_STATED EXERCISE_
Exclude images, then output the remaining data verbatim.

_INFORMATION SHOWN_
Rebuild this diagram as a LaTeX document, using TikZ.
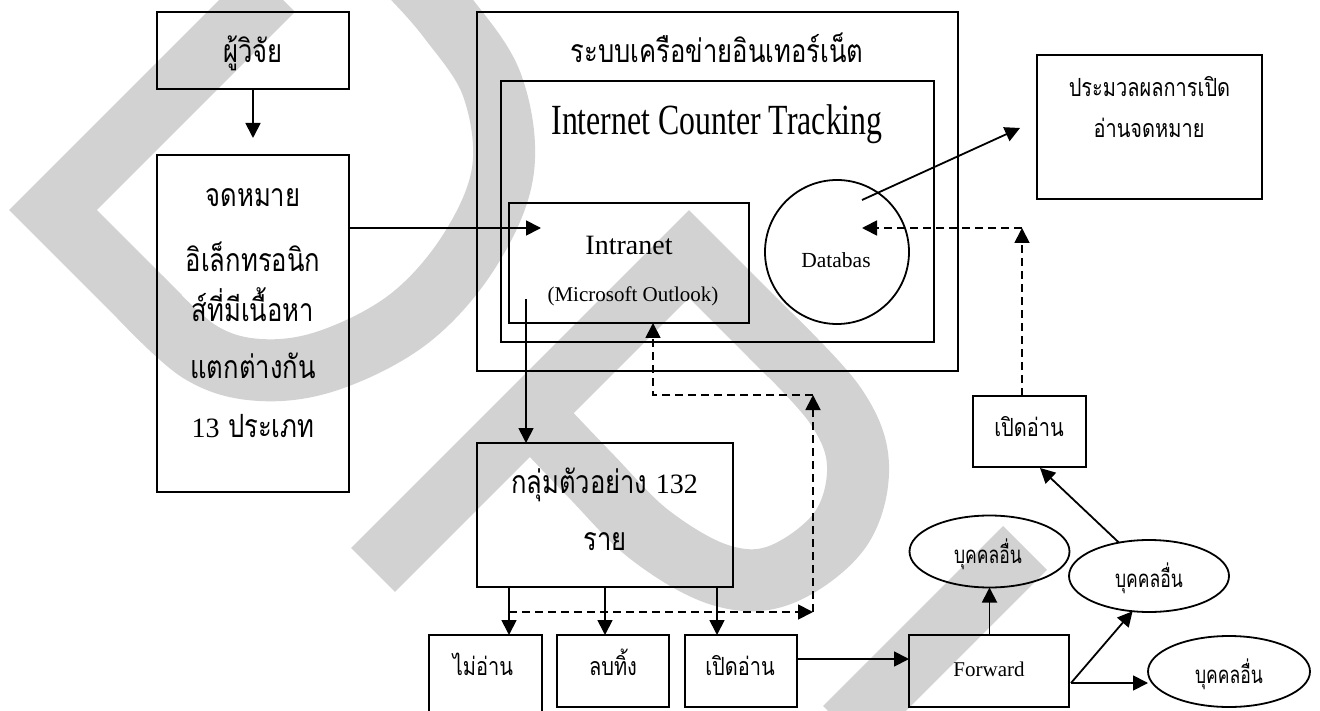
\documentclass[tikz,border=0pt]{standalone}
\usepackage{fontspec}
\setmainfont{Liberation Serif}
\newfontfamily\thaiwide{Loma}[Script=Thai, FakeStretch=0.8]
\newfontfamily\thainarrow{Loma}[Script=Thai, FakeStretch=0.73]
\newfontfamily\thaimid{Loma}[Script=Thai, FakeStretch=0.8]
\newfontfamily\narrowserif{Liberation Serif}[FakeStretch=0.74]
\usetikzlibrary{arrows.meta,shapes.geometric}

\newcommand\thB{\thaiwide\fontsize{32}{32}\selectfont}
\newcommand\thM{\thainarrow\fontsize{24}{24}\selectfont}
\newcommand\thS{\thaimid\fontsize{25}{25}\selectfont}
\newcommand\numtxt[1]{{\rmfamily\fontsize{28}{28}\selectfont #1}}

\tikzset{
  box/.style={draw, line width=1.8pt, inner sep=0pt, outer sep=0pt},
  oval/.style={ellipse, draw, line width=1.8pt, inner sep=0pt, outer sep=0pt},
  txt/.style={inner sep=0pt, anchor=base},
  arr/.style={line width=1.8pt, -{Triangle[length=15pt,width=15pt]}},
  dsh/.style={line width=1.8pt, dash pattern=on 8pt off 5pt},
  wm/.style={line width=62pt, draw=gray!35, line cap=butt, line join=miter}
}

\begin{document}
\begin{tikzpicture}[x=1pt,y=-1pt]
\useasboundingbox (0,0) rectangle (1320,711);

% light grey background logo strokes
\begin{scope}
  \clip (0,0) rectangle (1320,711);
  \draw[wm] (273,-10) -- (53,210) -- (160,317);
  \draw[wm] plot[smooth, tension=0.6] coordinates
    {(140,297) (200,352) (260,370) (330,360) (410,318) (470,250) (503,170) (492,85) (448,18) (410,-25)};
  \draw[wm] (373,570) -- (689,254) -- (790,355);
  \draw[wm] plot[smooth, tension=0.6] coordinates
    {(770,335) (835,405) (858,465) (840,530) (780,575) (720,575) (650,535) (590,475) (530,412)};
  \draw[wm] (1025,548) -- (845,728);
\end{scope}

% boxes
\node[box, minimum width=192pt, minimum height=77pt]  (R)   at (253,50.5)   {};
\node[box, minimum width=192pt, minimum height=337pt] (E)   at (253,323.5)  {};
\node[box, minimum width=481pt, minimum height=359pt] (N)   at (717.5,191.5) {};
\node[box, minimum width=433pt, minimum height=261pt] (T)   at (717.5,211.5) {};
\node[box, minimum width=240pt, minimum height=120pt] (I)   at (629,263)    {};
\node[circle, draw, line width=1.8pt, inner sep=0pt, minimum size=144pt] (DB) at (837,252) {};
\node[box, minimum width=225pt, minimum height=144pt] (P)   at (1149.5,127) {};
\node[box, minimum width=256pt, minimum height=144pt] (G)   at (605,515)    {};
\node[box, minimum width=113pt, minimum height=100pt] (NR)  at (485.5,685)  {};
\node[box, minimum width=112pt, minimum height=72pt]  (DL)  at (613,671)    {};
\node[box, minimum width=112pt, minimum height=72pt]  (OP)  at (741,671)    {};
\node[box, minimum width=160pt, minimum height=72pt]  (FW)  at (989,671)    {};
\node[box, minimum width=113pt, minimum height=71pt]  (OP2) at (1029.5,431.5) {};
\node[oval, minimum width=160pt, minimum height=72pt] (PA)  at (989.5,551.5) {};
\node[oval, minimum width=160pt, minimum height=72pt] (PB)  at (1149,576)   {};
\node[oval, minimum width=162pt, minimum height=71pt] (PC)  at (1229,671.5) {};

% texts
\node[txt] (tR)  at (253,63)  {\thB ผู้วิจัย};
\node[txt] (tE1) at (253,207) {\thB จดหมาย};
\node[txt] (tE2) at (253,272) {\thB อิเล็กทรอนิก};
\node[txt] (tE3) at (253,322) {\thB ส์ที่มีเนื้อหา};
\node[txt] (tE4) at (253,378) {\thB แตกต่างกัน};
\node[txt] (tE5) at (253,437) {\numtxt{13}\thB\ ประเภท};
\node[txt] (tN)  at (717,63)  {\thB ระบบเครือข่ายอินเทอร์เน็ต};
\node[txt] (tT)  at (717,135) {\narrowserif\fontsize{43}{43}\selectfont Internet Counter Tracking};
\node[txt] (tI1) at (629,255) {\fontsize{28}{28}\selectfont Intranet};
\node[txt] (tI2) at (633,302) {\fontsize{21}{21}\selectfont (Microsoft Outlook)};
\node[txt] (tDB) at (836,268) {\fontsize{21.5}{21.5}\selectfont Databas};
\node[txt] (tP1) at (1149.5,97)  {\thS ประมวลผลการเปิด};
\node[txt] (tP2) at (1149,138)   {\thS อ่านจดหมาย};
\node[txt] (tG1) at (604.5,493)  {\thB กลุ่มตัวอย่าง \numtxt{132}};
\node[txt] (tG2) at (605,550)    {\thB ราย};
\node[txt] (tNR) at (483,675)    {\thS ไม่อ่าน};
\node[txt] (tDL) at (613,675)    {\thS ลบทิ้ง};
\node[txt] (tOP) at (740,675)    {\thS เปิดอ่าน};
\node[txt] (tFW) at (989,676)    {\fontsize{21}{21}\selectfont Forward};
\node[txt] (tO2) at (1029,436)   {\thS เปิดอ่าน};
\node[txt] (tPA) at (988,563)    {\thM บุคคลอื่น};
\node[txt] (tPB) at (1149,587)   {\thM บุคคลอื่น};
\node[txt] (tPC) at (1229,683)   {\thM บุคคลอื่น};

% connector end points
\coordinate (inTip)  at (541,228);
\coordinate (outSrc) at (526,299);
\coordinate (dbOut)  at (862,200);
\coordinate (pTip)   at (1020,128);
\coordinate (d1) at (509,612);
\coordinate (d2) at (813,612);
\coordinate (d3) at (813,395);
\coordinate (d4) at (653,395);
\coordinate (cx2) at (605,600);
\coordinate (cx3) at (717,600);
\coordinate (ofw) at (850,659);
\coordinate (fwo) at (1071,683);
\coordinate (o2in) at (1040,468);
\coordinate (dd) at (1022,228);
\coordinate (dbTip) at (862,228);

% solid connectors
\draw[arr, shorten >=17pt] (R.south) -- (E.north);
\draw[arr] (E.east |- inTip) -- (inTip);
\draw[arr] (outSrc) -- (outSrc |- G.north);
\draw[arr] (dbOut) -- (pTip);
\draw[arr] (G.south -| d1)  -- (NR.north -| d1);
\draw[arr] (G.south -| cx2) -- (DL.north -| cx2);
\draw[arr] (G.south -| cx3) -- (OP.north -| cx3);
\draw[arr] (OP.east |- ofw) -- (FW.west |- ofw);
\draw[arr] (FW.north -| PA) -- (PA.south);
\draw[arr] (fwo) -- (PB.245);
\draw[arr] (fwo) -- (fwo -| PC.west);
\draw[arr] (PB.132) -- (o2in);

% dashed feedback connectors
\draw[dsh, arr] (d1) -- (d2);
\draw[dsh, arr] (d2) -- (d3);
\draw[dsh, arr] (d3) -- (d4) -- (d4 |- I.south);
\draw[dsh, arr] (OP2.north -| dd) -- (dd);
\draw[dsh, arr] (dd) -- (dbTip);
\end{tikzpicture}
\end{document}
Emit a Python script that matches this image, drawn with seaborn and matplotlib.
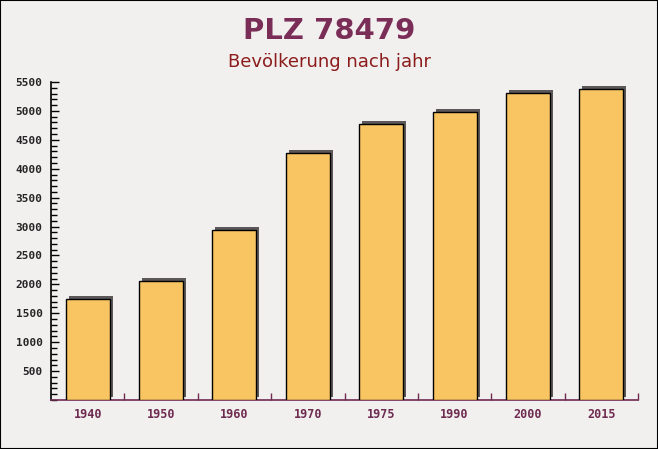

_PROBLEM SOLUTION_
Rebuild this diagram as a LaTeX document, using TikZ.
\documentclass[tikz,border=0pt]{standalone}
\usepackage{fontspec}
\setmainfont{Liberation Serif}
\newfontfamily\thaiwide{Loma}[Script=Thai, FakeStretch=0.8]
\newfontfamily\thainarrow{Loma}[Script=Thai, FakeStretch=0.73]
\newfontfamily\thaimid{Loma}[Script=Thai, FakeStretch=0.8]
\newfontfamily\narrowserif{Liberation Serif}[FakeStretch=0.74]
\usetikzlibrary{arrows.meta,shapes.geometric}

\newcommand\thB{\thaiwide\fontsize{32}{32}\selectfont}
\newcommand\thM{\thainarrow\fontsize{24}{24}\selectfont}
\newcommand\thS{\thaimid\fontsize{25}{25}\selectfont}
\newcommand\numtxt[1]{{\rmfamily\fontsize{28}{28}\selectfont #1}}

\tikzset{
  box/.style={draw, line width=1.8pt, inner sep=0pt, outer sep=0pt},
  oval/.style={ellipse, draw, line width=1.8pt, inner sep=0pt, outer sep=0pt},
  txt/.style={inner sep=0pt, anchor=base},
  arr/.style={line width=1.8pt, -{Triangle[length=15pt,width=15pt]}},
  dsh/.style={line width=1.8pt, dash pattern=on 8pt off 5pt},
  wm/.style={line width=62pt, draw=gray!35, line cap=butt, line join=miter}
}

\begin{document}
\begin{tikzpicture}[x=1pt,y=-1pt]
\useasboundingbox (0,0) rectangle (1320,711);

% light grey background logo strokes
\begin{scope}
  \clip (0,0) rectangle (1320,711);
  \draw[wm] (273,-10) -- (53,210) -- (160,317);
  \draw[wm] plot[smooth, tension=0.6] coordinates
    {(140,297) (200,352) (260,370) (330,360) (410,318) (470,250) (503,170) (492,85) (448,18) (410,-25)};
  \draw[wm] (373,570) -- (689,254) -- (790,355);
  \draw[wm] plot[smooth, tension=0.6] coordinates
    {(770,335) (835,405) (858,465) (840,530) (780,575) (720,575) (650,535) (590,475) (530,412)};
  \draw[wm] (1025,548) -- (845,728);
\end{scope}

% boxes
\node[box, minimum width=192pt, minimum height=77pt]  (R)   at (253,50.5)   {};
\node[box, minimum width=192pt, minimum height=337pt] (E)   at (253,323.5)  {};
\node[box, minimum width=481pt, minimum height=359pt] (N)   at (717.5,191.5) {};
\node[box, minimum width=433pt, minimum height=261pt] (T)   at (717.5,211.5) {};
\node[box, minimum width=240pt, minimum height=120pt] (I)   at (629,263)    {};
\node[circle, draw, line width=1.8pt, inner sep=0pt, minimum size=144pt] (DB) at (837,252) {};
\node[box, minimum width=225pt, minimum height=144pt] (P)   at (1149.5,127) {};
\node[box, minimum width=256pt, minimum height=144pt] (G)   at (605,515)    {};
\node[box, minimum width=113pt, minimum height=100pt] (NR)  at (485.5,685)  {};
\node[box, minimum width=112pt, minimum height=72pt]  (DL)  at (613,671)    {};
\node[box, minimum width=112pt, minimum height=72pt]  (OP)  at (741,671)    {};
\node[box, minimum width=160pt, minimum height=72pt]  (FW)  at (989,671)    {};
\node[box, minimum width=113pt, minimum height=71pt]  (OP2) at (1029.5,431.5) {};
\node[oval, minimum width=160pt, minimum height=72pt] (PA)  at (989.5,551.5) {};
\node[oval, minimum width=160pt, minimum height=72pt] (PB)  at (1149,576)   {};
\node[oval, minimum width=162pt, minimum height=71pt] (PC)  at (1229,671.5) {};

% texts
\node[txt] (tR)  at (253,63)  {\thB ผู้วิจัย};
\node[txt] (tE1) at (253,207) {\thB จดหมาย};
\node[txt] (tE2) at (253,272) {\thB อิเล็กทรอนิก};
\node[txt] (tE3) at (253,322) {\thB ส์ที่มีเนื้อหา};
\node[txt] (tE4) at (253,378) {\thB แตกต่างกัน};
\node[txt] (tE5) at (253,437) {\numtxt{13}\thB\ ประเภท};
\node[txt] (tN)  at (717,63)  {\thB ระบบเครือข่ายอินเทอร์เน็ต};
\node[txt] (tT)  at (717,135) {\narrowserif\fontsize{43}{43}\selectfont Internet Counter Tracking};
\node[txt] (tI1) at (629,255) {\fontsize{28}{28}\selectfont Intranet};
\node[txt] (tI2) at (633,302) {\fontsize{21}{21}\selectfont (Microsoft Outlook)};
\node[txt] (tDB) at (836,268) {\fontsize{21.5}{21.5}\selectfont Databas};
\node[txt] (tP1) at (1149.5,97)  {\thS ประมวลผลการเปิด};
\node[txt] (tP2) at (1149,138)   {\thS อ่านจดหมาย};
\node[txt] (tG1) at (604.5,493)  {\thB กลุ่มตัวอย่าง \numtxt{132}};
\node[txt] (tG2) at (605,550)    {\thB ราย};
\node[txt] (tNR) at (483,675)    {\thS ไม่อ่าน};
\node[txt] (tDL) at (613,675)    {\thS ลบทิ้ง};
\node[txt] (tOP) at (740,675)    {\thS เปิดอ่าน};
\node[txt] (tFW) at (989,676)    {\fontsize{21}{21}\selectfont Forward};
\node[txt] (tO2) at (1029,436)   {\thS เปิดอ่าน};
\node[txt] (tPA) at (988,563)    {\thM บุคคลอื่น};
\node[txt] (tPB) at (1149,587)   {\thM บุคคลอื่น};
\node[txt] (tPC) at (1229,683)   {\thM บุคคลอื่น};

% connector end points
\coordinate (inTip)  at (541,228);
\coordinate (outSrc) at (526,299);
\coordinate (dbOut)  at (862,200);
\coordinate (pTip)   at (1020,128);
\coordinate (d1) at (509,612);
\coordinate (d2) at (813,612);
\coordinate (d3) at (813,395);
\coordinate (d4) at (653,395);
\coordinate (cx2) at (605,600);
\coordinate (cx3) at (717,600);
\coordinate (ofw) at (850,659);
\coordinate (fwo) at (1071,683);
\coordinate (o2in) at (1040,468);
\coordinate (dd) at (1022,228);
\coordinate (dbTip) at (862,228);

% solid connectors
\draw[arr, shorten >=17pt] (R.south) -- (E.north);
\draw[arr] (E.east |- inTip) -- (inTip);
\draw[arr] (outSrc) -- (outSrc |- G.north);
\draw[arr] (dbOut) -- (pTip);
\draw[arr] (G.south -| d1)  -- (NR.north -| d1);
\draw[arr] (G.south -| cx2) -- (DL.north -| cx2);
\draw[arr] (G.south -| cx3) -- (OP.north -| cx3);
\draw[arr] (OP.east |- ofw) -- (FW.west |- ofw);
\draw[arr] (FW.north -| PA) -- (PA.south);
\draw[arr] (fwo) -- (PB.245);
\draw[arr] (fwo) -- (fwo -| PC.west);
\draw[arr] (PB.132) -- (o2in);

% dashed feedback connectors
\draw[dsh, arr] (d1) -- (d2);
\draw[dsh, arr] (d2) -- (d3);
\draw[dsh, arr] (d3) -- (d4) -- (d4 |- I.south);
\draw[dsh, arr] (OP2.north -| dd) -- (dd);
\draw[dsh, arr] (dd) -- (dbTip);
\end{tikzpicture}
\end{document}
Emit a Python script that matches this image, drawn with seaborn and matplotlib.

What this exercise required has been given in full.